Analyzing Transformers and Implementing Multi-Head Attention

Overview

  • When I was doing my semester abroad at the University of Edinburgh, I worked on a course project about machine translation.
  • The task was to improve an existing baseline machine translation model, improving the BLEU score and other metrics.
  • To do so, I implemented and tested two approaches found in research. I implemented both the lexical attention model as described by Nguyen and Chiang (2017) and a multi-head attention mechanism as presented by Vaswani et al. (2017).
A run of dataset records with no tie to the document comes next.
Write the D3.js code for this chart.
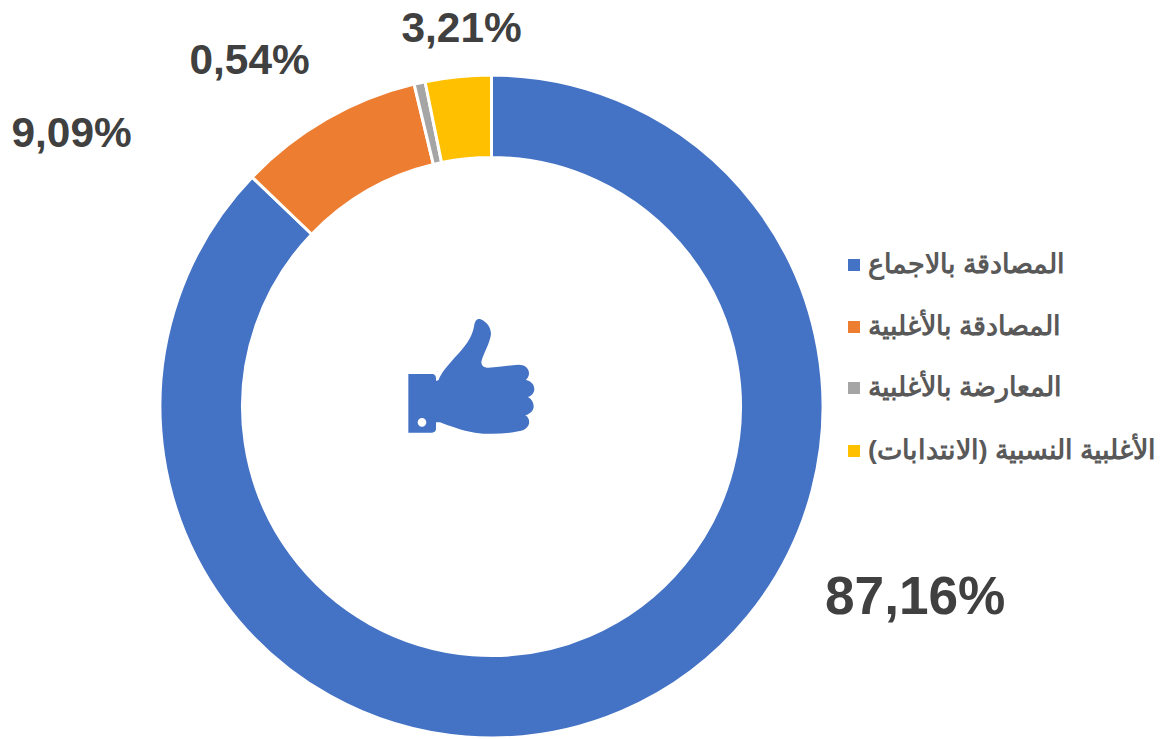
<!DOCTYPE html>
<html lang="ar"><head><meta charset="utf-8">
<script src="https://cdn.jsdelivr.net/npm/d3@7/dist/d3.min.js"></script>
<style>html,body{margin:0;padding:0;background:#fff;overflow:hidden}svg{display:block}</style>
</head><body><svg id="c" width="1160" height="739"></svg>
<script>
const categories = ["المصادقة بالاجماع","المصادقة بالأغلبية","المعارضة بالأغلبية","الأغلبية النسبية (الانتدابات)"];
const values = [87.16, 9.09, 0.54, 3.21];
const valueLabels = ["87,16%","9,09%","0,54%","3,21%"];
const colors = ["#4472C4","#ED7D31","#A5A5A5","#FFC000"];
const labelBoxes = [[825,614,53.2],[11.5,147,42.4],[189.5,74,42.4],[401.5,42,42.4]];
const legendY = [265,327,388,451];
const font = "'Liberation Sans',Arial,sans-serif";

const svg = d3.select("#c");
const g = svg.append("g").attr("transform","translate(491.5,406.5)");
const pie = d3.pie().sort(null).value(d=>d)(values);
const arc = d3.arc().innerRadius(249).outerRadius(331.5);
g.selectAll("path.s").data(pie).join("path").attr("class","s")
  .attr("d",arc).attr("fill",(d,i)=>colors[i])
  .attr("stroke","#fff").attr("stroke-width",3);

svg.selectAll("text.v").data(valueLabels).join("text").attr("class","v")
  .attr("x",(d,i)=>labelBoxes[i][0]).attr("y",(d,i)=>labelBoxes[i][1])
  .attr("font-size",(d,i)=>labelBoxes[i][2]).attr("font-family",font)
  .attr("font-weight","bold").attr("fill","#404040").text(d=>d);

const leg = svg.selectAll("g.l").data(categories).join("g").attr("class","l")
  .attr("transform",(d,i)=>`translate(848,${legendY[i]})`);
leg.append("rect").attr("y",-6).attr("width",12).attr("height",12).attr("fill",(d,i)=>colors[i]);
leg.append("text").attr("x",20).attr("y",8).attr("direction","rtl").attr("text-anchor","end")
  .attr("font-size",26.5).attr("font-family",font).attr("font-weight","bold").attr("fill","#595959").text(d=>d);

// thumbs-up icon
svg.append("g").attr("transform","translate(390,300) scale(0.3333)")
  .append("path").attr("fill","#4472C4").attr("fill-rule","evenodd").attr("d",
  "M55 222H128Q138 224 138 236V243L146 240C152 222 170 200 195 172C225 140 245 115 252 80C255 60 262 55 272 58C290 66 303 82 303 102C300 130 280 160 274 185C274 197 282 203 295 203C325 201 355 197 385 194C405 194 418 205 417 222C416 230 412 236 408 240C424 244 433 254 433 267C433 279 424 288 414 291C425 297 431 307 431 319C431 331 422 342 406 346C416 352 419 362 417 371C413 385 400 392 385 394C345 402 295 404 255 398C215 392 180 378 150 367H138V388Q136 398 126 398H55Z M96 354A13 13 0 1 0 96 380A13 13 0 1 0 96 354Z");
</script></body></html>
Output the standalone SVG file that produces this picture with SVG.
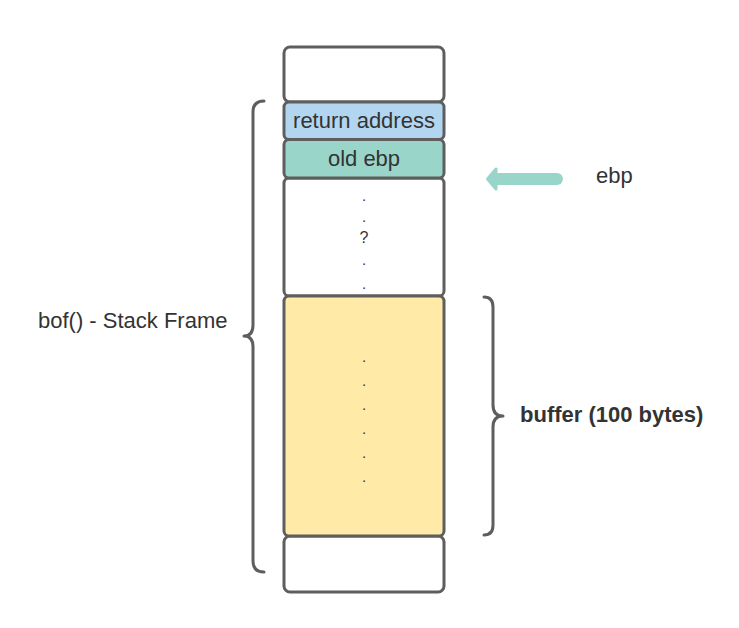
<svg xmlns="http://www.w3.org/2000/svg" width="739" height="628" viewBox="0 0 739 628">
<style>
.cell{stroke:#5e5e5e;stroke-width:3}
.t{font-family:"Liberation Sans",Arial,sans-serif;font-size:22px;fill:#333333}
.c{text-anchor:middle}
.d{font-family:"Liberation Sans",Arial,sans-serif;font-size:15px;fill:#333333;text-anchor:middle}
.brace{fill:none;stroke:#5e5e5e;stroke-width:3;stroke-linecap:round;stroke-linejoin:round}
</style>
<rect width="739" height="628" fill="#ffffff"/>
<g id="cell-top"><rect class="cell" x="284" y="47" width="160" height="55" rx="6" fill="#ffffff"/></g>
<g id="cell-bottom"><rect class="cell" x="284" y="536" width="160" height="56" rx="6" fill="#ffffff"/></g>
<g id="cell-gap">
<rect class="cell" x="284" y="178" width="160" height="118" rx="5" fill="#ffffff"/>
<text class="d" x="364" y="201">.</text>
<text class="d" x="364" y="222">.</text>
<text class="t c" x="364" y="243" style="font-size:16px">?</text>
<text class="d" x="364" y="265">.</text>
<text class="d" x="364" y="289">.</text>
</g>
<g id="cell-buffer">
<rect class="cell" x="284" y="296" width="160" height="240" rx="5" fill="#ffeaa8"/>
<text class="d" x="364" y="362">.</text>
<text class="d" x="364" y="386">.</text>
<text class="d" x="364" y="410">.</text>
<text class="d" x="364" y="434">.</text>
<text class="d" x="364" y="458">.</text>
<text class="d" x="364" y="482">.</text>
</g>
<g id="cell-return">
<rect class="cell" x="284" y="102" width="160" height="37.5" rx="5" fill="#b3d6f0"/>
<text class="t c" x="364" y="128">return address</text>
</g>
<g id="cell-oldebp">
<rect class="cell" x="284" y="139.5" width="160" height="38.5" rx="5" fill="#9ad5c9"/>
<text class="t c" x="364" y="166">old ebp</text>
</g>
<g id="connectors">
<path class="brace" d="M264,101 Q253,101 253,112 L253,325 Q253,336 244,336 Q253,336 253,347 L253,561 Q253,572 264,572"/>
<path class="brace" d="M484,297 Q493,297 493,307 L493,405 Q493,416 503,416 Q493,416 493,427 L493,525 Q493,535 484,535"/>
<g id="ebp-arrow">
<line x1="557" y1="179" x2="494" y2="179" stroke="#9ad5c9" stroke-width="12" stroke-linecap="round"/>
<polygon points="487.5,179 496,169 496,189" fill="#9ad5c9" stroke="#9ad5c9" stroke-width="3" stroke-linejoin="round"/>
</g>
</g>
<g id="labels">
<text class="t" x="38" y="328">bof() - Stack Frame</text>
<text class="t" x="596" y="183">ebp</text>
<text class="t" x="520" y="422" font-weight="bold">buffer (100 bytes)</text>
</g>
</svg>
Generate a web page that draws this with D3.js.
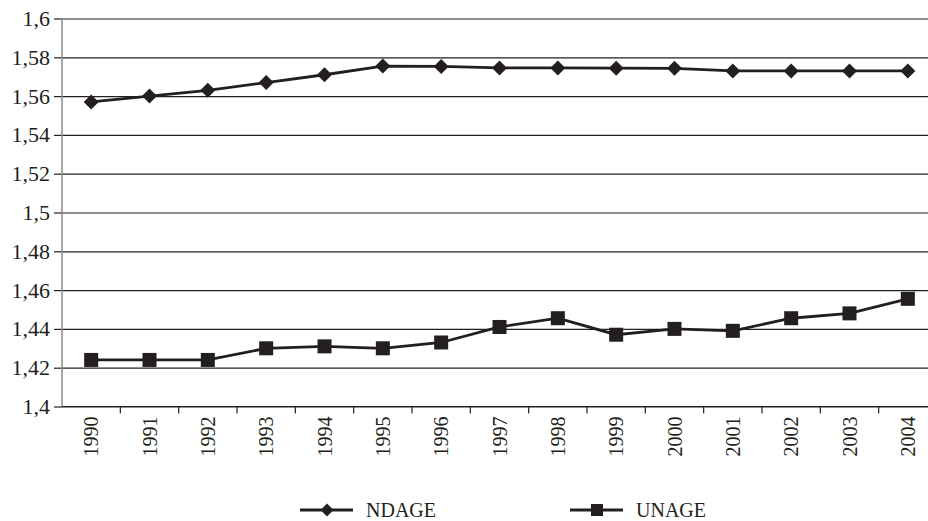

I did this in PyTorch and also spent a lot of time analyzing and optimizing the training data.
  • As a result, the performance of the machine translation model improved considerably. I also learned how different model architectures can affect the training- and inference time.

Context

  • 🗓️ Timeline: 01/2022 — 05/2022
  • 🛠️ Project type: Course project in Natural Language Understanding, Generation and Machine Translation @ University of Edinburgh, UK

Technologies/Keywords

  • Python
  • PyTorch
  • Machine Translation (MT)
  • Transformers
  • Lexical attention
  • Multi-head attention
  • Paper implementation

Main Learnings

  • I learned to transform machine-learning papers into a working implementations. This requires understanding the papers in detail and transforming formulas and diagrams into code.
  • In addition, I learned to explore and extend an existing codebase and gained a quite deep understanding of transformers, multi-head attention, and multiple related topics (e.g., beam search).